→ **Requirement**:
Transcribe the material exactly. Images do not belong in the copy.

→ **Dataset section**:
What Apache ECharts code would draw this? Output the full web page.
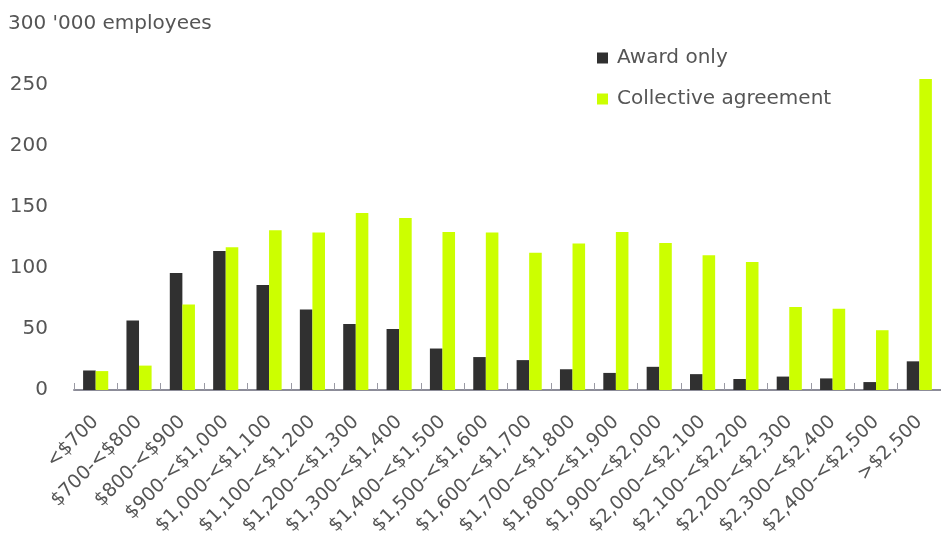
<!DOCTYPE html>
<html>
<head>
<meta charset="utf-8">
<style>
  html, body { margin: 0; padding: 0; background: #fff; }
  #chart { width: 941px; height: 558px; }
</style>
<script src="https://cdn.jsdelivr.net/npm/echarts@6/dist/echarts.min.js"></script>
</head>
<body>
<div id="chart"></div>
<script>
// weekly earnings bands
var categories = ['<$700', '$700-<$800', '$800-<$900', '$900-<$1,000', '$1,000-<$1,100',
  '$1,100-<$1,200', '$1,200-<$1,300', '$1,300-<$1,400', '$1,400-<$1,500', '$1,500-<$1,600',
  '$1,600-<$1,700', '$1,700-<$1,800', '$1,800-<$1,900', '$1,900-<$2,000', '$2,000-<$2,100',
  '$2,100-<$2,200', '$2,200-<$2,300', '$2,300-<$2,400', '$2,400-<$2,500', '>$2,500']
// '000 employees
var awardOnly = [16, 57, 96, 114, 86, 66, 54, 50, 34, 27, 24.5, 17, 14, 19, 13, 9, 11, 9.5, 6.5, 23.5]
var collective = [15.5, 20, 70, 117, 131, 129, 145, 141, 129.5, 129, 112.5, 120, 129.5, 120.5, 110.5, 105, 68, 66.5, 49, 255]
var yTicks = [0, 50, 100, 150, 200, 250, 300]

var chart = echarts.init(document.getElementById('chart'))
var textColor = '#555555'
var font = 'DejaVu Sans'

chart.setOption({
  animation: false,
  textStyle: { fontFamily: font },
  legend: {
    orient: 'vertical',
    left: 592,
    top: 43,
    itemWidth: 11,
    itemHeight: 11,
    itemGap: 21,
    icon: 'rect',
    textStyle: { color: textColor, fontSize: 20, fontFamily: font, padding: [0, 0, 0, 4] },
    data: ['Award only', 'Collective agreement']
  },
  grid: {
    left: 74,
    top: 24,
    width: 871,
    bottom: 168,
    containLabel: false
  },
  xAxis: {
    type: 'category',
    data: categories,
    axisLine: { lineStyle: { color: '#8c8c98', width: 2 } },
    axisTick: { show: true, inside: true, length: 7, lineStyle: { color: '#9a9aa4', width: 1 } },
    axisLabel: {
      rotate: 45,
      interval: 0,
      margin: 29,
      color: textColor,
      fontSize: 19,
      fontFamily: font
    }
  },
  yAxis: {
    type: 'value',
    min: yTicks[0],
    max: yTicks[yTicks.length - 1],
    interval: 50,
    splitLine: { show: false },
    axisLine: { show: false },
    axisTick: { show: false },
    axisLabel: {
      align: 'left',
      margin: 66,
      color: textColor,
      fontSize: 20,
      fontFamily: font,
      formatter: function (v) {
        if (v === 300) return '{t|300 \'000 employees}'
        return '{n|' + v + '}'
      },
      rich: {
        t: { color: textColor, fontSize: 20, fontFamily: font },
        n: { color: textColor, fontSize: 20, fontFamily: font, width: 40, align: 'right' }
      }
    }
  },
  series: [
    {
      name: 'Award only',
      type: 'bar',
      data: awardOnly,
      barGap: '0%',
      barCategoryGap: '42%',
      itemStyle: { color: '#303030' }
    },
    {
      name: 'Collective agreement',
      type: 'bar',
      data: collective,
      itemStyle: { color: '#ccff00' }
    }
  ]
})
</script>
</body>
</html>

→ **Response to this task**:
What Apache ECharts code would draw this? Output the full web page.
<!DOCTYPE html>
<html>
<head>
<meta charset="utf-8">
<style>
  html, body { margin: 0; padding: 0; background: #fff; }
  #chart { width: 941px; height: 558px; }
</style>
<script src="https://cdn.jsdelivr.net/npm/echarts@6/dist/echarts.min.js"></script>
</head>
<body>
<div id="chart"></div>
<script>
// weekly earnings bands
var categories = ['<$700', '$700-<$800', '$800-<$900', '$900-<$1,000', '$1,000-<$1,100',
  '$1,100-<$1,200', '$1,200-<$1,300', '$1,300-<$1,400', '$1,400-<$1,500', '$1,500-<$1,600',
  '$1,600-<$1,700', '$1,700-<$1,800', '$1,800-<$1,900', '$1,900-<$2,000', '$2,000-<$2,100',
  '$2,100-<$2,200', '$2,200-<$2,300', '$2,300-<$2,400', '$2,400-<$2,500', '>$2,500']
// '000 employees
var awardOnly = [16, 57, 96, 114, 86, 66, 54, 50, 34, 27, 24.5, 17, 14, 19, 13, 9, 11, 9.5, 6.5, 23.5]
var collective = [15.5, 20, 70, 117, 131, 129, 145, 141, 129.5, 129, 112.5, 120, 129.5, 120.5, 110.5, 105, 68, 66.5, 49, 255]
var yTicks = [0, 50, 100, 150, 200, 250, 300]

var chart = echarts.init(document.getElementById('chart'))
var textColor = '#555555'
var font = 'DejaVu Sans'

chart.setOption({
  animation: false,
  textStyle: { fontFamily: font },
  legend: {
    orient: 'vertical',
    left: 592,
    top: 43,
    itemWidth: 11,
    itemHeight: 11,
    itemGap: 21,
    icon: 'rect',
    textStyle: { color: textColor, fontSize: 20, fontFamily: font, padding: [0, 0, 0, 4] },
    data: ['Award only', 'Collective agreement']
  },
  grid: {
    left: 74,
    top: 24,
    width: 871,
    bottom: 168,
    containLabel: false
  },
  xAxis: {
    type: 'category',
    data: categories,
    axisLine: { lineStyle: { color: '#8c8c98', width: 2 } },
    axisTick: { show: true, inside: true, length: 7, lineStyle: { color: '#9a9aa4', width: 1 } },
    axisLabel: {
      rotate: 45,
      interval: 0,
      margin: 29,
      color: textColor,
      fontSize: 19,
      fontFamily: font
    }
  },
  yAxis: {
    type: 'value',
    min: yTicks[0],
    max: yTicks[yTicks.length - 1],
    interval: 50,
    splitLine: { show: false },
    axisLine: { show: false },
    axisTick: { show: false },
    axisLabel: {
      align: 'left',
      margin: 66,
      color: textColor,
      fontSize: 20,
      fontFamily: font,
      formatter: function (v) {
        if (v === 300) return '{t|300 \'000 employees}'
        return '{n|' + v + '}'
      },
      rich: {
        t: { color: textColor, fontSize: 20, fontFamily: font },
        n: { color: textColor, fontSize: 20, fontFamily: font, width: 40, align: 'right' }
      }
    }
  },
  series: [
    {
      name: 'Award only',
      type: 'bar',
      data: awardOnly,
      barGap: '0%',
      barCategoryGap: '42%',
      itemStyle: { color: '#303030' }
    },
    {
      name: 'Collective agreement',
      type: 'bar',
      data: collective,
      itemStyle: { color: '#ccff00' }
    }
  ]
})
</script>
</body>
</html>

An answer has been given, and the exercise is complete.